Words in the World: Transferring Word Study to Everyday Reading and Writing

Thursday, November 17, 2016  7-8pm EST


Word study is one of the most effective ways to teach children to read and spell words. All too often, however, teachers spend hours assessing children, designing sorts, cutting up words, and sorting them, only to find that children continue to misread and/or misspell these words or similar words in their other language arts work. This webinar is designed to help you and your students get more out of your classroom word work. We will review the step-by-step process of designing effective, individualized word study with an emphasis on this final step, embedding word study in meaningful classroom reading and writing activities. We will explore classroom activities to help children “make the jump” from word study lessons to real texts and writing assignments, including dictated writing, word hunts, word study reader’s theatre, and more. We will discuss strategies to help children extend their word study knowledge by approaching new words through analogy and morphological (spelling-meaning) connections. We will also discuss the most effective way to teach high frequency words in the context of word study. Finally we will discuss effectively pairing texts with word study lessons, and the right times to use decodable books, leveled books, children’s literature, and even basal readers in word study.

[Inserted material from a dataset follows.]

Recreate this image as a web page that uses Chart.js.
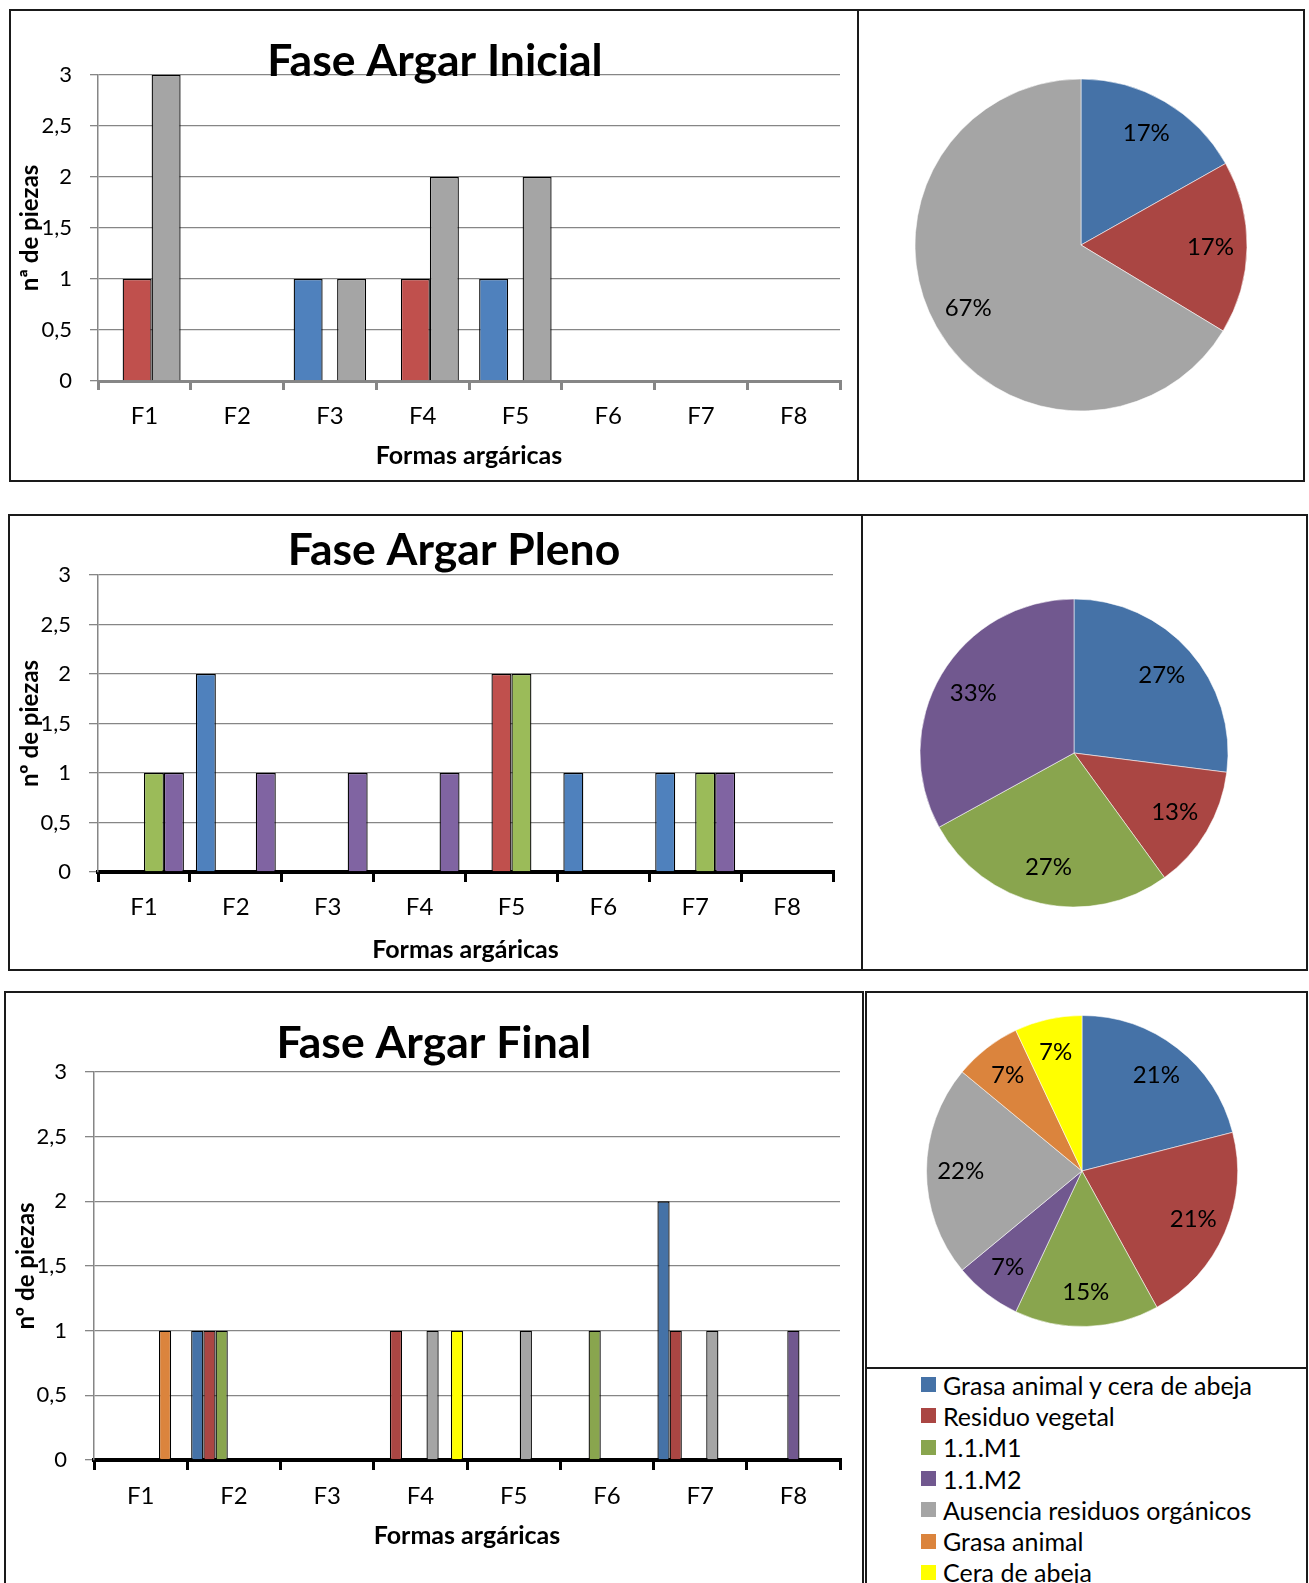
<!DOCTYPE html>
<html lang="es">
<head>
<meta charset="utf-8">
<title>Fases argáricas</title>
<script src="https://cdn.jsdelivr.net/npm/chart.js@4.4.1/dist/chart.umd.min.js"></script>
<style>
  html, body { margin: 0; padding: 0; background: #fff; }
  body { position: relative; width: 1309px; height: 1583px; overflow: hidden; font-family: Lato, sans-serif; }
  .box { position: absolute; box-sizing: border-box; border: 2px solid #1a1a1a; pointer-events: none; }
  .rule { position: absolute; background: #1a1a1a; }
  canvas { position: absolute; }
  #legend { position: absolute; left: 921px; top: 1369px; margin: 0; padding: 0; list-style: none; font: 25px Lato, sans-serif; color: #000; }
  #legend li { display: flex; align-items: center; height: 31.3px; white-space: nowrap; }
  #legend span { display: inline-block; width: 15px; height: 15px; margin-right: 7px; }
</style>
</head>
<body>
<canvas id="bar-inicial" width="852" height="472" style="left:9px;top:9px"></canvas>
<canvas id="pie-inicial" width="360" height="360" style="left:901px;top:65px"></canvas>
<canvas id="bar-pleno" width="892" height="456" style="left:8px;top:514px"></canvas>
<canvas id="pie-pleno" width="340" height="340" style="left:904px;top:583px"></canvas>
<canvas id="bar-final" width="860" height="600" style="left:4px;top:991px"></canvas>
<canvas id="pie-final" width="340" height="340" style="left:912px;top:1001px"></canvas>
<ul id="legend"></ul>

<div class="box" style="left:9px;top:9px;width:850px;height:473px"></div>
<div class="box" style="left:857px;top:9px;width:448px;height:473px"></div>
<div class="box" style="left:8px;top:514px;width:855px;height:457px"></div>
<div class="box" style="left:861px;top:514px;width:447px;height:457px"></div>
<div class="box" style="left:4px;top:991px;width:860px;height:620px"></div>
<div class="box" style="left:865px;top:991px;width:443px;height:620px"></div>
<div class="rule" style="left:865px;top:1367px;width:443px;height:2px"></div>

<script>
// ---- datos ----
const CATEGORIES = ["F1", "F2", "F3", "F4", "F5", "F6", "F7", "F8"];
const Y_TICK_LABELS = ["0", "0,5", "1", "1,5", "2", "2,5", "3"];

// Fase Argar Inicial (nº de piezas por forma)
const INI_GRASA_CERA = [0, 0, 1, 0, 1, 0, 0, 0];
const INI_RESIDUO_VEGETAL = [1, 0, 0, 1, 0, 0, 0, 0];
const INI_M1 = [0, 0, 0, 0, 0, 0, 0, 0];
const INI_AUSENCIA = [3, 0, 1, 2, 2, 0, 0, 0];

// Fase Argar Pleno
const PLE_GRASA_CERA = [0, 2, 0, 0, 0, 1, 1, 0];
const PLE_RESIDUO_VEGETAL = [0, 0, 0, 0, 2, 0, 0, 0];
const PLE_M1 = [1, 0, 0, 0, 2, 0, 1, 0];
const PLE_M2 = [1, 1, 1, 1, 0, 0, 1, 0];

// Fase Argar Final
const FIN_GRASA_CERA = [0, 1, 0, 0, 0, 0, 2, 0];
const FIN_RESIDUO_VEGETAL = [0, 1, 0, 1, 0, 0, 1, 0];
const FIN_M1 = [0, 1, 0, 0, 0, 1, 0, 0];
const FIN_M2 = [0, 0, 0, 0, 0, 0, 0, 1];
const FIN_AUSENCIA = [0, 0, 0, 1, 1, 0, 1, 0];
const FIN_GRASA = [1, 0, 0, 0, 0, 0, 0, 0];
const FIN_CERA = [0, 0, 0, 1, 0, 0, 0, 0];

// tartas (% mostrado)
const PIE_INI_LABELS = ["Grasa animal y cera de abeja", "Residuo vegetal", "Ausencia residuos orgánicos"];
const PIE_INI_VALUES = [17, 17, 67];
const PIE_PLE_LABELS = ["Grasa animal y cera de abeja", "Residuo vegetal", "1.1.M1", "1.1.M2"];
const PIE_PLE_VALUES = [27, 13, 27, 33];
const PIE_FIN_LABELS = ["Grasa animal y cera de abeja", "Residuo vegetal", "1.1.M1", "1.1.M2",
  "Ausencia residuos orgánicos", "Grasa animal", "Cera de abeja"];
const PIE_FIN_VALUES = [21, 21, 15, 7, 22, 7, 7];

// ---- estilos ----
const XL = { blue: "#4F81BD", red: "#C0504D", green: "#9BBB59", purple: "#8064A2", gray: "#A5A5A5" };
const PIE = ["#4572A7", "#AA4643", "#89A54E", "#71588F", "#A5A5A5", "#DB843D", "#FFFF00"];
const GRID = "#868686";

Chart.defaults.font.family = "Lato, sans-serif";
Chart.defaults.color = "#000";

function barChart(id, o) {
  return new Chart(document.getElementById(id), {
    type: "bar",
    data: {
      labels: CATEGORIES,
      datasets: o.series.map((s) => ({
        label: s.label, data: s.data, backgroundColor: s.color,
        borderColor: "#000", borderWidth: (c) => (c.raw ? 1.3 : 0),
        categoryPercentage: o.catPct, barPercentage: o.barPct,
      })),
    },
    options: {
      responsive: false, animation: false,
      plugins: {
        legend: { display: false }, tooltip: { enabled: false },
        title: { display: true, text: o.title, font: { size: 44.5, weight: "bold", lineHeight: 1 }, padding: o.titlePad },
      },
      scales: {
        x: {
          offset: true,
          grid: { offset: true, drawOnChartArea: false, color: o.axisColor, lineWidth: o.tickWidth, tickLength: o.xTickLen },
          border: { color: o.axisColor, width: o.axisWidth },
          ticks: { font: { size: 24, lineHeight: 1.2 }, padding: o.xTickPad, maxRotation: 0, autoSkip: false },
          title: { display: true, text: "Formas argáricas", font: { size: 25, weight: "bold", lineHeight: 1.2 }, padding: { top: 0, bottom: o.xTitlePad } },
          afterFit: (s) => { s.height = o.xHeight; },
        },
        y: {
          min: 0, max: 3,
          grid: { color: GRID, lineWidth: 1.3, tickLength: o.yTickLen },
          border: { color: GRID, width: 1.5 },
          ticks: { stepSize: 0.5, padding: 18, font: { size: 22 }, callback: (v, i) => Y_TICK_LABELS[i] },
          title: { display: true, text: o.yTitle, font: { size: 24, weight: "bold", lineHeight: 1.2 }, padding: { top: o.yTitlePad, bottom: 0 } },
          afterFit: (s) => { s.width = o.yWidth; },
        },
        spacer: {
          type: "linear", position: "right",
          grid: { display: false }, border: { display: false }, ticks: { display: false },
          afterFit: (s) => { s.width = o.rightSpace; },
        },
      },
    },
  });
}

// etiquetas de porcentaje dentro de cada sector
const pieLabels = {
  id: "pieLabels",
  afterDatasetsDraw(chart, args, opts) {
    const { ctx } = chart;
    const values = chart.data.datasets[0].data;
    ctx.save();
    ctx.font = "24px Lato, sans-serif";
    ctx.fillStyle = "#000";
    ctx.textAlign = "center";
    ctx.textBaseline = "middle";
    chart.getDatasetMeta(0).data.forEach((arc, i) => {
      const { x, y, startAngle, endAngle, outerRadius } = arc.getProps(["x", "y", "startAngle", "endAngle", "outerRadius"], true);
      const mid = (startAngle + endAngle) / 2, r = outerRadius * opts.ratio;
      ctx.fillText(values[i] + "%", x + Math.cos(mid) * r, y + Math.sin(mid) * r);
    });
    ctx.restore();
  },
};

function pieChart(id, labels, values, colors, radius, ratio) {
  return new Chart(document.getElementById(id), {
    type: "pie",
    data: { labels, datasets: [{ data: values, backgroundColor: colors, borderColor: "rgba(255,255,255,0.55)", borderWidth: 1 }] },
    options: {
      responsive: false, animation: false, radius,
      plugins: { legend: { display: false }, tooltip: { enabled: false }, pieLabels: { ratio } },
    },
    plugins: [pieLabels],
  });
}

function draw() {
  barChart("bar-inicial", {
    title: "Fase Argar Inicial", yTitle: "nª de piezas",
    series: [
      { label: "Grasa animal y cera de abeja", data: INI_GRASA_CERA, color: XL.blue },
      { label: "Residuo vegetal", data: INI_RESIDUO_VEGETAL, color: XL.red },
      { label: "1.1.M1", data: INI_M1, color: XL.green },
      { label: "Ausencia residuos orgánicos", data: INI_AUSENCIA, color: XL.gray },
    ],
    catPct: 0.625, barPct: 2,
    titlePad: { top: 30.75, bottom: -9.25 },
    yWidth: 89, yTitlePad: 6.6, yTickLen: 8, rightSpace: 21,
    xHeight: 100, xTickLen: 9, xTickPad: 11.6, xTitlePad: 10,
    axisColor: GRID, axisWidth: 3, tickWidth: 3,
  });
  barChart("bar-pleno", {
    title: "Fase Argar Pleno", yTitle: "nº de piezas",
    series: [
      { label: "Grasa animal y cera de abeja", data: PLE_GRASA_CERA, color: XL.blue },
      { label: "Residuo vegetal", data: PLE_RESIDUO_VEGETAL, color: XL.red },
      { label: "1.1.M1", data: PLE_M1, color: XL.green },
      { label: "1.1.M2", data: PLE_M2, color: XL.purple },
    ],
    catPct: 0.87, barPct: 1,
    titlePad: { top: 14.75, bottom: 1.75 },
    yWidth: 90, yTitlePad: 7.6, yTickLen: 9, rightSpace: 67,
    xHeight: 98, xTickLen: 10, xTickPad: 10.6, xTitlePad: 5,
    axisColor: "#000", axisWidth: 4, tickWidth: 3,
  });
  barChart("bar-final", {
    title: "Fase Argar Final", yTitle: "nº de piezas",
    series: [
      { label: "Grasa animal y cera de abeja", data: FIN_GRASA_CERA, color: PIE[0] },
      { label: "Residuo vegetal", data: FIN_RESIDUO_VEGETAL, color: PIE[1] },
      { label: "1.1.M1", data: FIN_M1, color: PIE[2] },
      { label: "1.1.M2", data: FIN_M2, color: PIE[3] },
      { label: "Ausencia residuos orgánicos", data: FIN_AUSENCIA, color: PIE[4] },
      { label: "Grasa animal", data: FIN_GRASA, color: PIE[5] },
      { label: "Cera de abeja", data: FIN_CERA, color: PIE[6] },
    ],
    catPct: 0.916, barPct: 1,
    titlePad: { top: 30.25, bottom: 6.25 },
    yWidth: 90, yTitlePad: 7.6, yTickLen: 9, rightSpace: 24,
    xHeight: 131, xTickLen: 10, xTickPad: 11.6, xTitlePad: 40,
    axisColor: "#000", axisWidth: 4, tickWidth: 3,
  });

  pieChart("pie-inicial", PIE_INI_LABELS, PIE_INI_VALUES, [PIE[0], PIE[1], PIE[4]], 166, 0.78);
  pieChart("pie-pleno", PIE_PLE_LABELS, PIE_PLE_VALUES, PIE.slice(0, 4), 154, 0.76);
  const pieFinal = pieChart("pie-final", PIE_FIN_LABELS, PIE_FIN_VALUES, PIE, 155.5, 0.78);

  // leyenda en HTML a partir de los elementos que genera Chart.js
  const items = pieFinal.options.plugins.legend.labels.generateLabels(pieFinal);
  document.getElementById("legend").innerHTML = items
    .map((it) => `<li><span style="background:${it.fillStyle}"></span>${it.text}</li>`).join("");
}

document.fonts.ready.then(draw);
</script>
</body>
</html>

Tortorelli-LauraLaura Tortorelli received her Ph.D. in reading education from the University of Virginia in 2015 and is currently an assistant professor in the Teacher Education department at Michigan State University.  Her research examines the context in which children develop into proficient readers and writers in the early elementary grades, with a focus on how word recognition and writing skills develop from Prekindergarten to 3rd grade. She draws on developmental perspectives (Chall, 1986; Ehri, 2005; Sharp, Sinatra, & Reynolds, 2008) and the RAND model (RAND Reading Study Group, 2002) of reading comprehension to highlight how reader, text, and task factors interact in an iterative process that shapes reading development over time. She has recently been named the 2016-2017 Jeanne S. Chall Visiting Researcher by Harvard School of Education and an Emerging Scholars Fellow by the Hall of Reading Fame. Her current projects analyze writing in Prekindergarten, alphabet knowledge in kindergarten, and interactions between reading fluency and text complexity in second grade. In addition, Dr. Tortorelli is beginning a year-long collaboration with teachers in the Flint Community Schools to support their early literacy instruction.